Eye on CBI
Is the US and Europe about to turn out the lights on the citizenship-by-investment (CBI) programme?
In the eyes of Athie Martin, the former agriculture minister, the switch is about to be turned off and complete darkness is about to fall on the much-vaunted citizenship-by-investment (CBI) programme on which the Roosevelt Skerrit administration depends almost exclusively to fund government projects.
Martin's conclusion is premised on the fact that in recent days efforts have intensified in both Europe and the United States to clamp down on CBI programmes in the wake of Russia's invasion of Ukraine.
Earlier this month, two US congressmen – one Democrat and one Republican – introduced a bipartisan bill to punish countries involved in the sale of passports in return for economic investment. The proposed "no travel for traffickers" act, if passed, will among other measures, direct the executive branch to cooperate with the UK and the EU to eliminate Schengen area visa-free travel for countries that sell passports.
And just last week, the European parliament overwhelmingly accepted proposals to enact legislation to, among other considerations, gradually phase out EU-wide CBI programmes by 2025 and assess the schemes in non-EU countries as "a factor when deciding on the third countries whose nationals are exempt from visa requirements," a move that would have serious implications for Dominica.
"[The CBI programmes] only serve to provide a back door into the EU for shady individuals who cannot enter in broad daylight," argued Sophie Int' Veld, the Dutch member of the European parliament who serves as rapporteur on the issue. "It is time we closed that door, so that Russian oligarchs and other persons with dirty money stay out."
Visa-free travel to the Schengen area – as well as the UK – is a key selling point of the programme because holders of these so-called golden passports can travel freely among the bloc of 26 countries that have officially abolished all passport and other border controls at their mutual borders, without having to apply for a visa or undergo any additional screening by authorities in the EU.
According to various reports, Russian oligarchs have a penchant for such programmes and have been purchasing economic citizenship in Dominica and other such countries for decades.
"The next few years look like there's gonna be an assault [on the CBI] with the objective of limiting the access of people with these passports and basically render that programme irrelevant," Crispin Gregoire, the former ambassador to the UN, told The Sun. "If they lose the EU, they have lost the plum countries.
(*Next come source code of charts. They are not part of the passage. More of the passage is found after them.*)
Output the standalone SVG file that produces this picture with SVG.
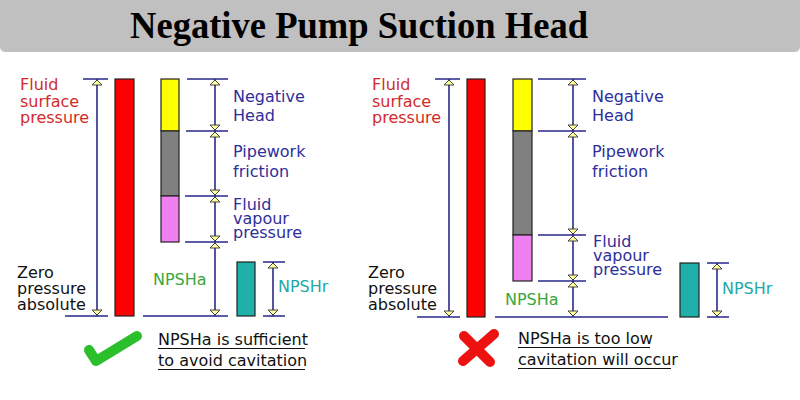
<svg xmlns="http://www.w3.org/2000/svg" width="800" height="400" viewBox="0 0 800 400">
<style>
text{font-family:"DejaVu Sans","Liberation Sans",sans-serif;font-size:16px}
.title{font-family:"Liberation Serif","Times New Roman",serif;font-weight:bold;font-size:38px;fill:#000}
.red{fill:#d42a2a}.navy{fill:#2e2e9a}.blk{fill:#111}.grn{fill:#3aa63a}.teal{fill:#22a8a8}
.bar{stroke:#222;stroke-width:1.2}
.dl{stroke:#2a2a8c;stroke-width:1.6;fill:none}
.dim{stroke:#2a2a8c;stroke-width:1.6;fill:none;marker-start:url(#ah);marker-end:url(#ah)}
.ul{stroke:#111;stroke-width:1.2}
</style>
<defs>
<marker id="ah" markerUnits="userSpaceOnUse" markerWidth="12" markerHeight="12" refX="0" refY="0" orient="auto-start-reverse" overflow="visible">
<path d="M-1,0 L-6,-5 L-6,5 Z" fill="#ffff99" stroke="#333" stroke-width="0.9"/>
</marker>
</defs>
<rect width="800" height="400" fill="#fff"/>
<g id="title">
<path d="M0,0 H800 V46 Q800,52 794,52 H6 Q0,52 0,46 Z" fill="#c0c0c0"/>
<text class="title" x="130" y="38" textLength="458" lengthAdjust="spacingAndGlyphs">Negative Pump Suction Head</text>
</g>

<!-- LEFT PANEL -->
<g id="left-bars">
<rect class="bar" x="115" y="79" width="19" height="237" fill="#ff0000"/>
<rect class="bar" x="161" y="79" width="18" height="52" fill="#ffff00"/>
<rect class="bar" x="161" y="131" width="18" height="65" fill="#808080"/>
<rect class="bar" x="161" y="196" width="18" height="46" fill="#f080f0"/>
<rect class="bar" x="237" y="262" width="18" height="54" fill="#20b0aa"/>
</g>
<g id="left-connectors">
<path class="dl" d="M83,79H108 M187,79H228 M186,131H228 M185,196H228 M185,242H228 M65,316H108 M143,316H228 M263,262H285 M263,316H285"/>
<path class="dim" d="M97,79V316"/>
<path class="dim" d="M215,79V131"/>
<path class="dim" d="M215,131V196"/>
<path class="dim" d="M215,196V242"/>
<path class="dim" d="M215,242V316"/>
<path class="dim" d="M273,262V316"/>
</g>
<g id="left-labels">
<text class="red" x="20" y="90">Fluid</text>
<text class="red" x="20" y="107">surface</text>
<text class="red" x="20" y="123">pressure</text>
<text class="navy" x="233" y="102">Negative</text>
<text class="navy" x="233" y="121">Head</text>
<text class="navy" x="233" y="157">Pipework</text>
<text class="navy" x="233" y="177">friction</text>
<text class="navy" x="233" y="210">Fluid</text>
<text class="navy" x="233" y="224">vapour</text>
<text class="navy" x="233" y="238">pressure</text>
<text class="blk" x="17" y="278">Zero</text>
<text class="blk" x="17" y="294">pressure</text>
<text class="blk" x="17" y="310">absolute</text>
<text class="grn" x="153" y="285">NPSHa</text>
<text class="teal" x="278" y="292">NPSHr</text>
</g>
<g id="left-verdict">
<path d="M89,350 L96,361 L137,336" fill="none" stroke="#2cbf2c" stroke-width="10" stroke-linecap="round" stroke-linejoin="round"/>
<text class="blk" x="158" y="345">NPSHa is sufficient</text>
<text class="blk" x="158" y="366">to avoid cavitation</text>
<path class="ul" d="M158,348.5H305 M158,369.5H305"/>
</g>

<!-- RIGHT PANEL -->
<g id="right-bars">
<rect class="bar" x="467" y="79" width="18" height="238" fill="#ff0000"/>
<rect class="bar" x="513" y="79" width="19" height="52" fill="#ffff00"/>
<rect class="bar" x="513" y="131" width="19" height="104" fill="#808080"/>
<rect class="bar" x="513" y="235" width="19" height="46" fill="#f080f0"/>
<rect class="bar" x="680" y="263" width="19" height="54" fill="#20b0aa"/>
</g>
<g id="right-connectors">
<path class="dl" d="M435,79H460 M538,79H586 M538,131H586 M538,235H586 M538,281H586 M417,317H460 M495,317H668 M707,263H729 M707,317H729"/>
<path class="dim" d="M449,79V317"/>
<path class="dim" d="M573,79V131"/>
<path class="dim" d="M573,131V235"/>
<path class="dim" d="M573,235V281"/>
<path class="dim" d="M573,281V317"/>
<path class="dim" d="M717,263V317"/>
</g>
<g id="right-labels">
<text class="red" x="372" y="90">Fluid</text>
<text class="red" x="372" y="107">surface</text>
<text class="red" x="372" y="123">pressure</text>
<text class="navy" x="592" y="102">Negative</text>
<text class="navy" x="592" y="121">Head</text>
<text class="navy" x="592" y="157">Pipework</text>
<text class="navy" x="592" y="177">friction</text>
<text class="navy" x="593" y="247">Fluid</text>
<text class="navy" x="593" y="261">vapour</text>
<text class="navy" x="593" y="275">pressure</text>
<text class="blk" x="368" y="278">Zero</text>
<text class="blk" x="368" y="294">pressure</text>
<text class="blk" x="368" y="310">absolute</text>
<text class="grn" x="505" y="305">NPSHa</text>
<text class="teal" x="722" y="294">NPSHr</text>
</g>
<g id="right-verdict">
<path d="M464,336 L490,362 M494,334 L463,361" fill="none" stroke="#ee1111" stroke-width="10" stroke-linecap="round"/>
<text class="blk" x="518" y="344">NPSHa is too low</text>
<text class="blk" x="518" y="365">cavitation will occur</text>
<path class="ul" d="M518,347.5H650 M518,368.5H671"/>
</g>
</svg>
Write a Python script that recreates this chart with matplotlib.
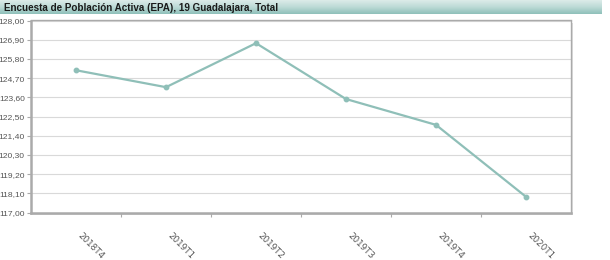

What is the greatest attraction for a lot of people who seek economic citizenship is Western Europe. If you lose that . . . that's not so attractive to them."
Back in November 2016, Skerrit announced that more than 90 per cent of the country's capital projects were being funded directly through the sale of Dominican citizenship, suggesting at the time the programme was the country's only economic hope.
"What is the alternative?" he asked, while accusing the opposition of seeking to undermine the CBI.
In last year's budget address, the prime minister did not say how much the country was projected to earn from the sale of passports. However, he indicated at the time that non-tax revenue of $492.3 million "reflected mainly by CBI revenues" was expected to play a significant role in stabilising the government's finances. And in 2020 he revealed that the programme had generated over $1.2 billion in revenue over a three-year period.
Therefore, any credible threat to the programme will have "catastrophic" consequences for Dominica's economy, said Martin.
"What we are faced with now is much worse than what we were faced with when we lost our banana industry. And one of the reasons is, we don't have a banana industry, we don't have anything to buffer the sudden and complete loss of revenue to the state," Martin told The Sun. "So, the impact of the loss of a programme like that is going to be catastrophic for Dominica."
"If the programme collapses, you you'll see serious, almost depression, economic conditions, because . . . they have neglected building a diversified economy, they've allowed agriculture to collapse to the extent that we are exporting very little agricultural products," agreed Gregoire. "It will take Dominic five to ten years to build a new economic reality and that would have serious political implications."
The government has yet to comment on the pending threats, with Emmanuel Nanthan, the head of the CBI unit, telling The Sun he was "still trying to get the accurate information" and "a full grasp of what is being proposed or discussed."
However, Gaston Browne, the Antigua and Barbuda prime minister, has admitted that the moves in Washington and Brussels have left CBI programmes in the region and elsewhere under threat.
"If you don't have visa-free access into the Schengen visa-free area, then clearly it will undermine the programmes because a lot of people who literally get our citizenship is also to get visa-free access into that region," conceded Browne. "If these countries are successful in undermining our CIP programme, then it is going to create significant problems for OECS currency union countries."
Members of the European parliament have been calling for the termination of residency and citizenship-by-investment programmes since 2014, but this is the closest they've come to ripping apart such programmes.
It's little comfort for Martin, who is convinced that the lights are about to go out on the CBI and the wealth it has generated for a small group of people here.
"When that light switch gets turned off on the CBI programme, we will be in a dark room, there will be no other light, nothing else to give light," he told The Sun. "Because of our negligence in building the resilience and building the sense of sustainability in an economy like ours, we are now confronted with a light switch going to be turned off, but we don't have anything else, we don't even have a candle in the room to tell us where to go."